While wholesalers and contractors focus on recruitment to hopefully boost up the numbers, some savvy suppliers have approached the problem through the equipment they manufacture. The reason is this: If the equipment that the technician must install, monitor or replace is less complicated, it will require a lower skill level on the part of a contractor or his assistant.

The idea of designing products that are less complicated is a change for some savvy manufacturers who keep this approach in the forefront of their design process.

Mike Reilly, president of Englishtown, New Jersey-based EWC Controls, a manufacturer of forced-air zoning equipment, says there’s been a methodical change going on in his company for two to three years.

“The legacy guys — the long-term guys that have the blood, sweat and tears into this industry and all the knowledge — they’re leaving, and very few are coming in to replace them,” Reilly says. “The trend is to build and engineer your products so that a less experienced person can install it.” In tandem with the installation, the products themselves have become “smarter,” he said.

“It’s a quicker and much easier install,” Reilly said, “There’s less wiring — maybe just a four-wire hook-up, the components talk to each other, they self-configure, and there is less human interaction.” The added plus is there are fewer errors, he says.

Reilly likens it to the old days of installing a printer. You needed a disc(s) to download the drivers, or you could connect to the internet and download. Today, for many printers, you simply connect the printer and the computer recognizes it, downloads the drivers automatically, and you’re done.

When asked if we’ll ever remove the presence of a tech for an install and monitor, he laughed.

“The end goal would be yes, that we can send out a box, and someone is going to stick it in its place and put up an antenna and leave,” he said. “Then, somebody sitting back at the front office in front of her computer is going to dial in through the cloud, set it up and configure it. It’s going to be all configured, and that guy or gal sitting at that computer desk is going to be able to [monitor] it.

“That’s utopia. Will we ever get there in our industry? I don’t think so. I don’t think our product will ever get to a point that we won’t have somebody who has some familiarity install it.”

But Reilly concedes that easier installations and connectivity are a reality in the HVACR industry. Slightly more than a year ago, EWC engineers created a new zoning panel that is easier to configure and requires less expertise on the part of the installer.

“We have a zone panel that will work with a specific piece of equipment, and the contractor installs a simple four-wire from the equipment to the zone panel to the thermostat,” Reilly said. “Then the thermostat, the zone panel, and the equipment will auto-configure themselves and recognize what they are, who they are, and what they’re supposed to be doing.

“It was a collaboration with us and another original equipment manufacturer. They recognized where they need to be [technologically], and they started seeing the trend because they see it a lot more than us. They’re dealing with a lot more boxes and a lot more contractors and dealers than just a simple zoning guy. They partnered with us primarily because we both wanted something that is going to be less intense during the installation process.”

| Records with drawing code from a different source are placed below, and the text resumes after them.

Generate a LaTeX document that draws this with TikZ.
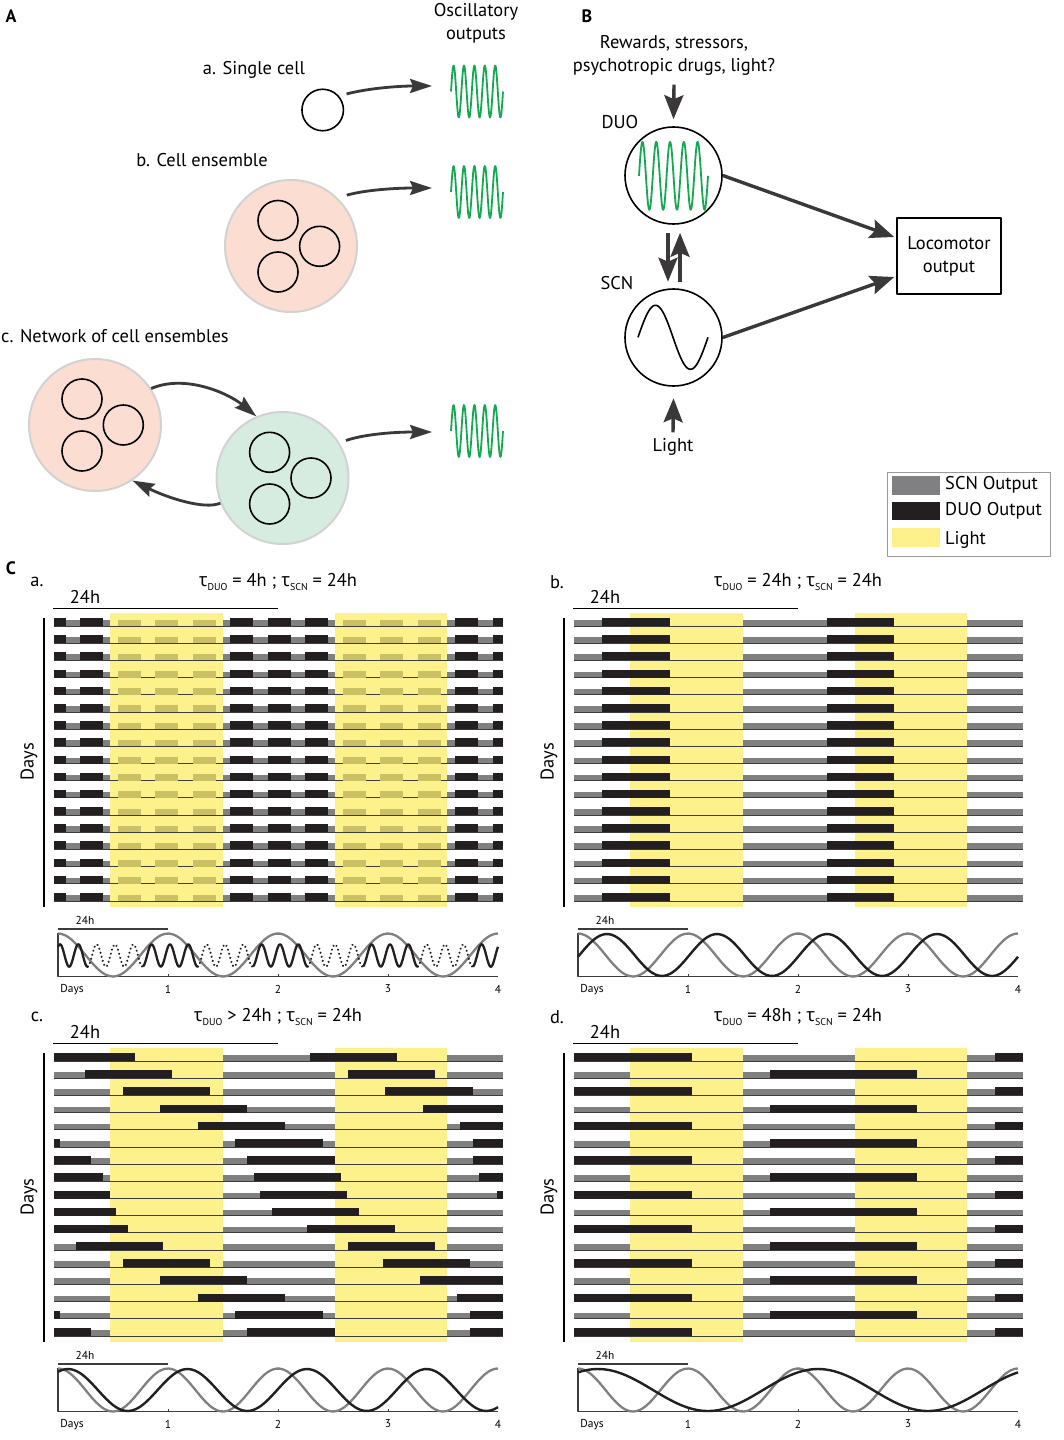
\documentclass[tikz,border=0pt]{standalone}
\usepackage{fontspec}
\setmainfont{PT Sans}
\newfontfamily\grk{Open Sans}
\usetikzlibrary{arrows.meta}
\definecolor{lightyel}{HTML}{FCF18A}
\definecolor{khaki}{HTML}{CAC164}
\definecolor{scngray}{HTML}{808083}
\definecolor{duoblack}{HTML}{231F20}
\definecolor{pinkfill}{HTML}{FBDDD2}
\definecolor{greenfill}{HTML}{D6ECE0}
\definecolor{ringgray}{HTML}{D2D2D2}
\definecolor{wavegreen}{HTML}{14A850}
\definecolor{arrowgray}{HTML}{3A3839}
\definecolor{lineDark}{HTML}{3C3C3C}
\definecolor{boxgray}{HTML}{9A9A9A}
\newcommand{\tsub}[1]{\raisebox{-3.5bp}{\fontsize{10}{10}\selectfont #1}}
\newcommand{\tauchar}{{\grk τ}}
\begin{document}
\begin{tikzpicture}[x=1bp,y=-1bp,line join=round,
  txt/.style={font=\fontsize{18.5}{23}\selectfont,inner sep=0pt},
  smalltxt/.style={font=\fontsize{11.5}{13}\selectfont,inner sep=0pt},
  panellab/.style={font=\fontsize{18}{20}\selectfont\bfseries,inner sep=0pt},
  cell/.style={circle,draw=black,line width=1.6bp,minimum size=40bp,inner sep=0pt},
  ensemble/.style={circle,draw=ringgray,line width=2bp,minimum size=132bp,inner sep=0pt},
  osc/.style={circle,draw=black,line width=1.6bp,minimum size=97bp,inner sep=0pt},
  curvearrow/.style={draw=arrowgray,line width=2.8bp,-{Stealth[length=22bp,width=14bp,inset=3bp]}},
  bigarrow/.style={draw=arrowgray,line width=3.4bp,-{Stealth[length=24bp,width=19bp,inset=4bp]}},
  greenwave/.style={wavegreen,line width=1.8bp},
  rowline/.style={draw=lineDark,line width=0.9bp},
  dotline/.style={dash pattern=on 0.01bp off 4.2bp,line cap=round},
]
\useasboundingbox (0,0) rectangle (1063,1440);
\fill[white] (0,0) rectangle (1063,1440);
%% panel A
\node (lab_A) at (11,16) [panellab] {A};
\node (osc_title) at (476,23) [txt,align=center] {Oscillatory\\outputs};
\node (lab_single) at (254,70) [txt] {a. Single cell};
\node (lab_ens) at (202,160) [txt] {b. Cell ensemble};
\node (lab_net) at (1,336) [txt,anchor=west] {c. Network of cell ensembles};
\node (cell_a) at (322.7,110) [cell,minimum size=41.5bp] {};
\node (ens_b) at (291,246) [ensemble,fill=pinkfill] {};
\node (ens_b1) at (278,220.5) [cell] {};
\node (ens_b2) at (319.6,246.3) [cell] {};
\node (ens_b3) at (278,272) [cell] {};
\node (ens_c1) at (95,425) [ensemble,fill=pinkfill] {};
\node (ens_c11) at (82,399) [cell] {};
\node (ens_c12) at (123.3,425) [cell] {};
\node (ens_c13) at (82,451) [cell] {};
\node (ens_c2) at (282.5,478) [ensemble,fill=greenfill] {};
\node (ens_c21) at (269.6,452.3) [cell] {};
\node (ens_c22) at (311,478) [cell] {};
\node (ens_c23) at (269.6,504) [cell] {};
\coordinate (out_a) at (432,86);
\coordinate (out_b) at (432,188);
\coordinate (out_c) at (432,432);
\draw[curvearrow] ([shift={(6bp,4bp)}]cell_a.34) .. controls (365,89) and (395,86) .. (out_a);
\draw[curvearrow] ([shift={(6bp,6bp)}]ens_b.42) .. controls (365,190) and (395,188) .. (out_b);
\draw[curvearrow] (ens_c1.33) .. controls (185,374) and (228,393) .. (ens_c2.113);
\draw[curvearrow] (ens_c2.202) .. controls (205,510) and (168,498) .. (ens_c1.-56);
\draw[curvearrow] ([shift={(6bp,3bp)}]ens_c2.31) .. controls (365,434) and (395,432) .. (out_c);
\foreach \ym in {91.5,192,431}
  \draw[greenwave] plot[domain=451:503,samples=130] (\x,{\ym-26*sin((\x-451)/10.4*360)});
%% panel B
\node (lab_B) at (587,16) [panellab] {B};
\node (rewards) at (674,55.5) [txt,align=center] {Rewards, stressors,\\psychotropic drugs, light?};
\node (duo) at (673.5,175.5) [osc] {};
\node (scn) at (673.5,337.5) [osc] {};
\node (duo_lab) at (620,122) [txt] {DUO};
\node (scn_lab) at (617,283) [txt] {SCN};
\node (light) at (673,447) [txt] {Light};
\node (loco) at (949,256) [draw,line width=1.6bp,minimum width=104bp,minimum height=76bp,txt,align=center] {Locomotor\\output};
\draw[greenwave] plot[domain=639:708,samples=160] (\x,{175.8-34*sin((\x-639)/13.8*360)});
\draw[line width=1.6bp] plot[domain=638:708,samples=80] (\x,{337.3-32*sin((\x-638)/70*360)});
\draw[bigarrow] ([yshift=-9bp]rewards.south) -- ([yshift=7bp]duo.north);
\draw[bigarrow] ([xshift=-5.5bp,yshift=-8bp]duo.south) -- ([xshift=-5.5bp,yshift=6.5bp]scn.north);
\draw[bigarrow] ([xshift=6.5bp,yshift=6.5bp]scn.north) -- ([xshift=6.5bp,yshift=-8bp]duo.south);
\draw[bigarrow] ([yshift=6bp]light.north) -- ([yshift=-11.5bp]scn.south);
\draw[bigarrow] (duo.east) -- ([shift={(-2bp,19bp)}]loco.west);
\draw[bigarrow] (scn.east) -- ([shift={(-2bp,-21bp)}]loco.west);
%% legend
\draw[boxgray,line width=1bp] (887,472) rectangle (1050.5,556.5);
\fill[scngray] (891.5,476) rectangle (940,495);
\fill[duoblack] (891.5,501.5) rectangle (940,520);
\fill[lightyel] (891.5,528) rectangle (940,547);
\node (leg_scn) at (945,485) [txt,anchor=west] {SCN Output};
\node (leg_duo) at (945,510.7) [txt,anchor=west] {DUO Output};
\node (leg_light) at (945,540) [txt,anchor=west] {Light};
%% panel C
\node (lab_C) at (11,568) [panellab] {C};
\node (title_a) at (278,582) [txt] {\tauchar\tsub{DUO} = 4h ; \tauchar\tsub{SCN} = 24h};
\node (title_b) at (798,582) [txt] {\tauchar\tsub{DUO} = 24h ; \tauchar\tsub{SCN} = 24h};
\node (title_c) at (278,1017) [txt] {\tauchar\tsub{DUO} > 24h ; \tauchar\tsub{SCN} = 24h};
\node (title_d) at (798,1017) [txt] {\tauchar\tsub{DUO} = 48h ; \tauchar\tsub{SCN} = 24h};
\foreach \dx/\dy/\pn in {0/0/a,520/0/b,0/435/c,520/435/d}{
\begin{scope}[shift={(\dx,\dy)}]
  \node (sub_\pn) at (37,582) [txt] {\pn.};
  \node (days_\pn) at (29,762) [txt,rotate=90] {Days};
  \draw[line width=2bp] (44,618) -- (44,907);
  \node (top24_\pn) at (85,597) [txt] {24h};
  \draw[line width=1.6bp] (53,608.5) -- (278,608.5);
  \fill[lightyel] (110,612.5) rectangle (222.5,906.5);
  \fill[lightyel] (334.5,612.5) rectangle (447,906.5);
  \foreach \i in {0,...,16}{
    \pgfmathsetmacro{\yb}{626+17.19*\i}
    \foreach \a/\b in {54/110,222.5/334.5,447/503}
      \fill[scngray] (\a,\yb-6) rectangle (\b,\yb);
    \draw[rowline] (54,\yb) -- (503,\yb);
  }
  % activity plot
  \draw[line width=1.2bp,lineDark] (58,929) -- (168,929);
  \node (low24_\pn) at (85,920) [smalltxt] {24h};
  \draw[line width=1.2bp,lineDark] (58,933) -- (58,976.5) -- (498,976.5);
  \foreach \d in {1,2,3}
    \draw[line width=1bp,lineDark] (58+110*\d,976.5) -- ++(0,-2.5);
  \node (ax_\pn) at (72,990) [smalltxt] {Days};
  \foreach \d in {1,...,4}
    \node (tick_\pn\d) at (58+110*\d,989) [smalltxt] {\d};
  \draw[scngray,line width=2.3bp] plot[domain=58:498,samples=120,smooth] (\x,{955-21.5*cos((\x-58)/110*360)});
\end{scope}
}
% a: DUO bars, 4h period
\foreach \i in {0,...,16}{
  \pgfmathsetmacro{\yb}{626+17.19*\i}
  \foreach \k in {-1,0,4,5,6,10,11}
    \fill[duoblack] ({max(54,80+37.5*\k)},\yb-8) rectangle ({min(503,103+37.5*\k)},\yb);
  \foreach \k in {1,2,3,7,8,9}
    \fill[khaki] ({80+37.5*\k},\yb-6.5) rectangle ({103+37.5*\k},\yb);
}
\foreach \a/\b/\st in {58/88/solid,88/143/dotline,143/198/solid,198/253/dotline,253/308/solid,308/363/dotline,363/418/solid,418/473/dotline,473/498/solid}
  \draw[duoblack,line width=2.3bp,\st] plot[domain=\a:\b,samples=50,smooth] (\x,{955.5-11.2*cos((\x-60)/18.333*360)});
% b: DUO bars, 24h period
\begin{scope}[shift={(520,0)}]
\foreach \i in {0,...,16}{
  \pgfmathsetmacro{\yb}{626+17.19*\i}
  \fill[duoblack] (82,\yb-8) rectangle (150,\yb);
  \fill[duoblack] (306.5,\yb-8) rectangle (374,\yb);
}
\draw[duoblack,line width=2.4bp] plot[domain=58:498,samples=120,smooth] (\x,{955-21*cos((\x-87)/110*360)});
\end{scope}
% c: DUO bars, period above 24h
\begin{scope}[shift={(0,435)}]
\foreach \i/\bars in {0/{54/135,310/397},1/{85/172,348/435},2/{123/210,385/473},3/{160/247,423/503},4/{198/285,460/503},5/{54/60,235/323,473/503},6/{54/91,247/335,473/503},7/{54/103,254/341,479/503},8/{54/110,260/347,497/503},9/{54/116,272/359},10/{54/128,307/395},11/{76/163,348/435},12/{123/210,383/470},13/{160/247,420/503},14/{198/285,457/503},15/{54/60,235/323,470/503},16/{54/91,247/335,470/503}}{
  \pgfmathsetmacro{\yb}{626+17.19*\i}
  \foreach \a/\b in \bars
    \fill[duoblack] (\a,\yb-8) rectangle (\b,\yb);
}
\draw[duoblack,line width=2.4bp] plot[domain=58:498,samples=120,smooth] (\x,{955-21*cos((\x-68)/119.5*360)});
\end{scope}
% d: DUO bars, 48h period
\begin{scope}[shift={(520,435)}]
\foreach \i in {0,2,...,16}{
  \pgfmathsetmacro{\yb}{626+17.19*\i}
  \fill[duoblack] (54,\yb-8) rectangle (171.5,\yb);
  \fill[duoblack] (475,\yb-8) rectangle (503,\yb);
}
\foreach \i in {1,3,...,15}{
  \pgfmathsetmacro{\yb}{626+17.19*\i}
  \fill[duoblack] (250,\yb-8) rectangle (397,\yb);
}
\draw[duoblack,line width=2.4bp] plot[domain=58:498,samples=120,smooth] (\x,{955-21*cos((\x-78)/220*360)});
\end{scope}
\end{tikzpicture}
\end{document}
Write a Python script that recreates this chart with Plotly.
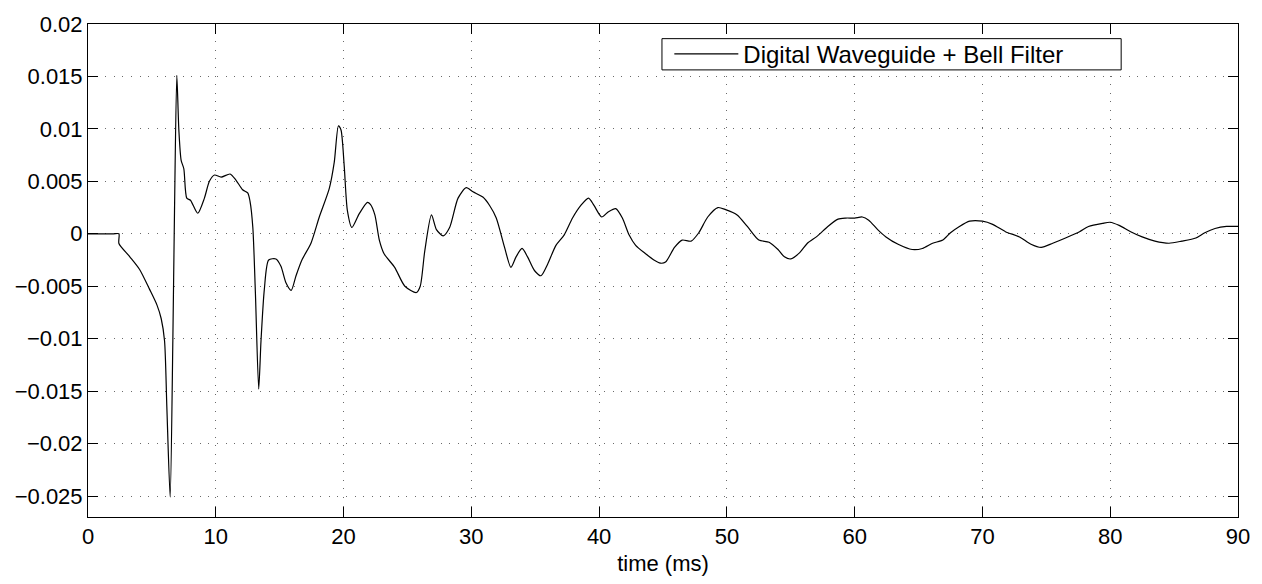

If Mike Reilly has installers on his mind, Paul Graham, senior vice president at Aprilaire, an IAQ solutions manufacturer and a division of Research Products Corp., looks at it a bit more simply. In fact, the motto at the Madison, Wisconsin-based company is “engineered simplicity.”

Like Reilly, Graham sees what is occurring at the contractor and installer levels and recognizes the key for simple if more elegant solutions for their products. But Aprilaire pushes the ease frontier a bit further. When they design a product, they have the consumer in mind, not just the installer, dubbing their approach, “the connected home.”

“We come in from purely a complete quality perspective,” Graham said. “If you think about the house, we don’t do heating, cooling — we distribute the air. We think about the consumer and their needs from an IAQ perspective.”

Graham repeatedly noted that both the installer and the customer must be comfortable with the product. Most installers find it difficult to sell more than one product at a time; therefore, proving the  item they are installing works as promised is critical, he said.

He used a thermostat they sell as an example. “We have a two-part thermostat where all the wiring for the humidifier and the dehumidifier and ventilation, all that goes into one place. From there, it goes to the furnace, and that’s easy for the contractor to install, and he gets confirmation, lights come on, things tell him [that] it’s working. It’s important that the customer knows what they’ve got and the control they have on their smartphone or tablet. They know they have more than just trust [in the installer]; they can actually know the house is ventilating, the dehumidifier is on, and the humidity level is X percent.”

Graham says that consumers don’t necessarily want control of the unit, but they do want to be aware that it’s working as promised. This arrangement actually benefits the entire circle of involvement from the manufacturer to the installer and concludes with the consumer. As Graham noted, “If the consumer knows it’s working, there’s less likelihood of a callback.”

Graham said Aprilaire has watched contractors struggle for years searching for high-quality help. He pointed out that by having more integrated, easier-to-use products, it not only helps the installer from a potential skill level, but it is meaningful from a logistics standpoint. Time is critical to the contractor, and if a product is easier to install and is reliable, it reduces the installation process and shortens each home visit.

“As a manufacturer, we have to look at the changing workforce,” Graham said. “They [installers] are tight on time and want to get in and out. The efficiency we’re creating with our products is a huge deal because you need to [help them] get done more quickly or with one fewer person. It’s expensive to have that extra person, and there’s congestion [on the roads].

“During humidifier season, we’ll do 2,500 technical training sessions. We’ll bring their whole staff in. We probably ought to get a discount at Dunkin’ Donuts. We come in at 7 a.m. and we take them through the process. A humidifier’s pretty simple, but again, if you save half an hour apiece [on a call], we can show them four or five tips to get in and out of that job quicker, get that humidifier or water panel serviced, whatever it might be. We go through that same thing with some of our other products.”

Easier-to-install products that are smarter won’t directly affect the workforce issues the industry faces. What it will do for companies like EWC and Aprilaire, is allow a quicker and less technically challenging installation. This would possibly allow for a less-experienced installer to complete the job and can potentially extend the number of daily service calls. The technician shortage is not retreating, but some manufacturers at least are adapting product solutions that are ameliorating the problem.